Music Uniting Students and Elders
Music is a language that is understood across all culturally-created boundaries. Music has the ability to lift spirits, lessen pain, and unite the worst of enemies. The MUSE program unites musicians from the Bangor Symphony Orchestra and the elderly in residential facilities in Penobscot and Piscataquis counties in Maine . MUSE further provides the opportunity for local youth to participate in these events through their schools and other programs. These events help breakdown the boundaries across the ages, dispel the myths of aging, teach the wonders of music, and most of all provide an unforgettably wonderful time!
For too long elders have been segregated into isolated, self-contained homes and pushed out of the main stream of society. New ways to integrate young and old are needed to re-establish continuity and connectedness to our communities. For some who are unable to leave their residences to participate in community life, this program will provide an opportunity to not only enjoy a cultural event, but also have the experience enriched by sharing it with young people. Conversely, students will benefit from the intellectual and emotional development provided by arts education and the opportunity to have meaningful shared experiences with elders.
The following curriculum is recommended for children 5 years of age and older or children in 1 st - 5 th grade. The purpose of the curriculum is to act as a catalyst for discussing aging, to dispel the myths of aging, to provide an opportunity to connect generations, and for youth to share with others their experiences, ancestry and family traditions. Furthermore, this curriculum allows for youth to connect with elders in their community. The participants will have the opportunity to learn personal history and visit with an elder who may not have family near by. This activity is a form of community service and can instill the importance and the value of volunteerism and social capital. Lastly, one may find a friend for life.
The presentation of this material may induce strong emotions from the participants as discussions of aging, sickness, and death, may arise. We recommend that you notify your school counselor of your participation in this program prior to program commencement in case of a child's need for further support. It may be appropriate to invite your school counselor to attend class during the days that this curriculum is covered in order to aid in discussion facilitation and student support.
1) Choose a book from the book list.
2) Select a series of days to host the MUSE curriculum that has close proximity to a scheduled MUSE event.
3) Contact the MUSE coordinator in order to finalize event dates and times. Allow at least 1 hour per MUSE curriculum day. One the days which a MUSE event occurs, please allow 3 hours.
4) Begin Curriculum.
NOTE: Curriculum is not restricted to consecutive days. However, it is recommended for consistency and an optimum learning environment to host each MUSE curriculum day within a few days of the last.
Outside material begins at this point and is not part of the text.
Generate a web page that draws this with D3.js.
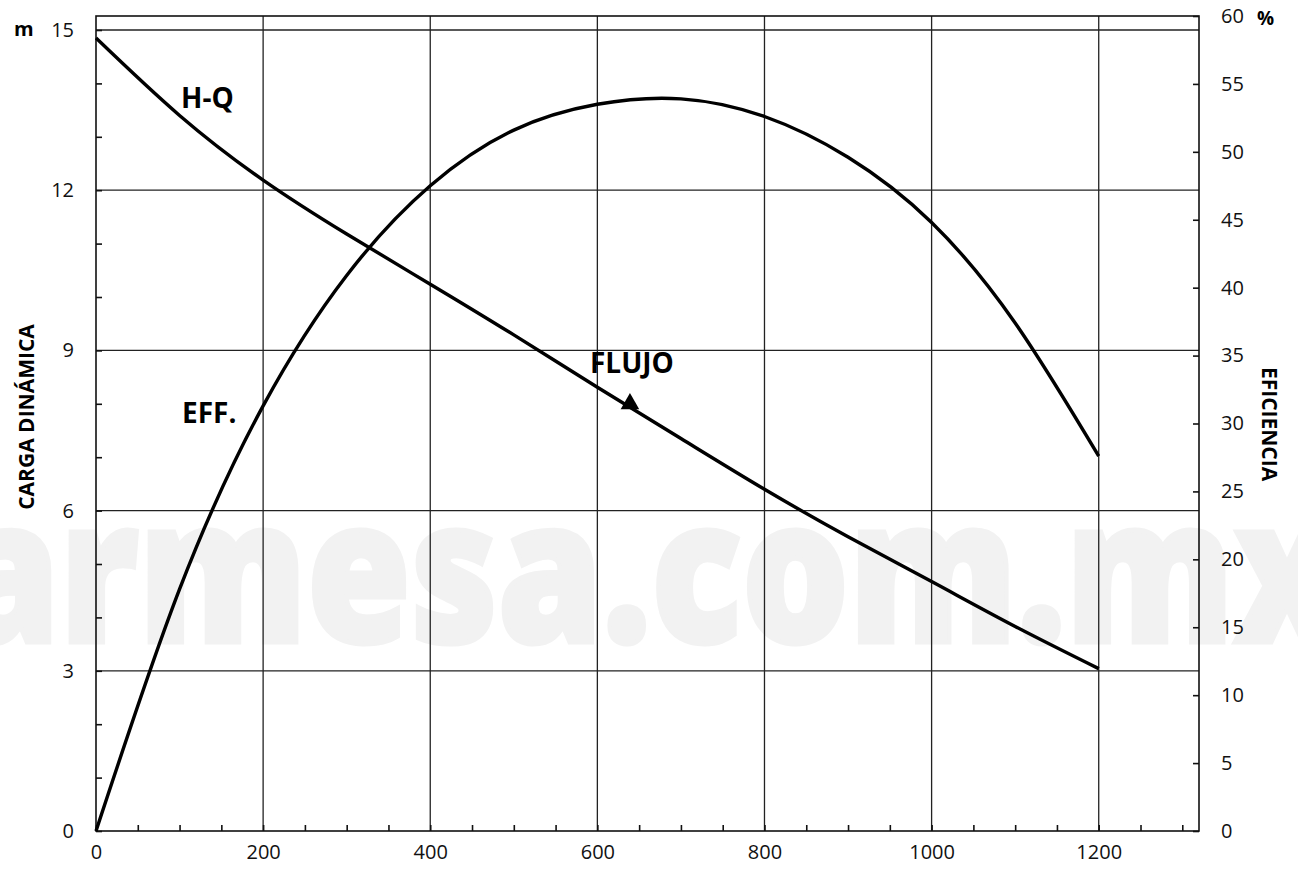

Day 5 of the curriculum is on-going and not necessarily one that occurs a few days after Day 4 of the curriculum.
• Establish an E-Pal connection with the elder facility
(E-pals is similar to pen-pals except the communication is primarily done through e-mail. Each group of students participating in the MUSE youth curriculum will e-mail a group of residents at the facility where they attended the MUSE event. This communication will continue back and forth until it no longer is satisfying for both parties. We recommend that e-pal communication occur at least at least once a week. Please set up the e-pal program with the Activity Director at the facility that you visit for MUSE immediately following the event. The youth can e-mail the older adults as soon as they return to school so that the friendship connections are still fresh. You may need to set up a new e-mail account within your school just for this purpose.)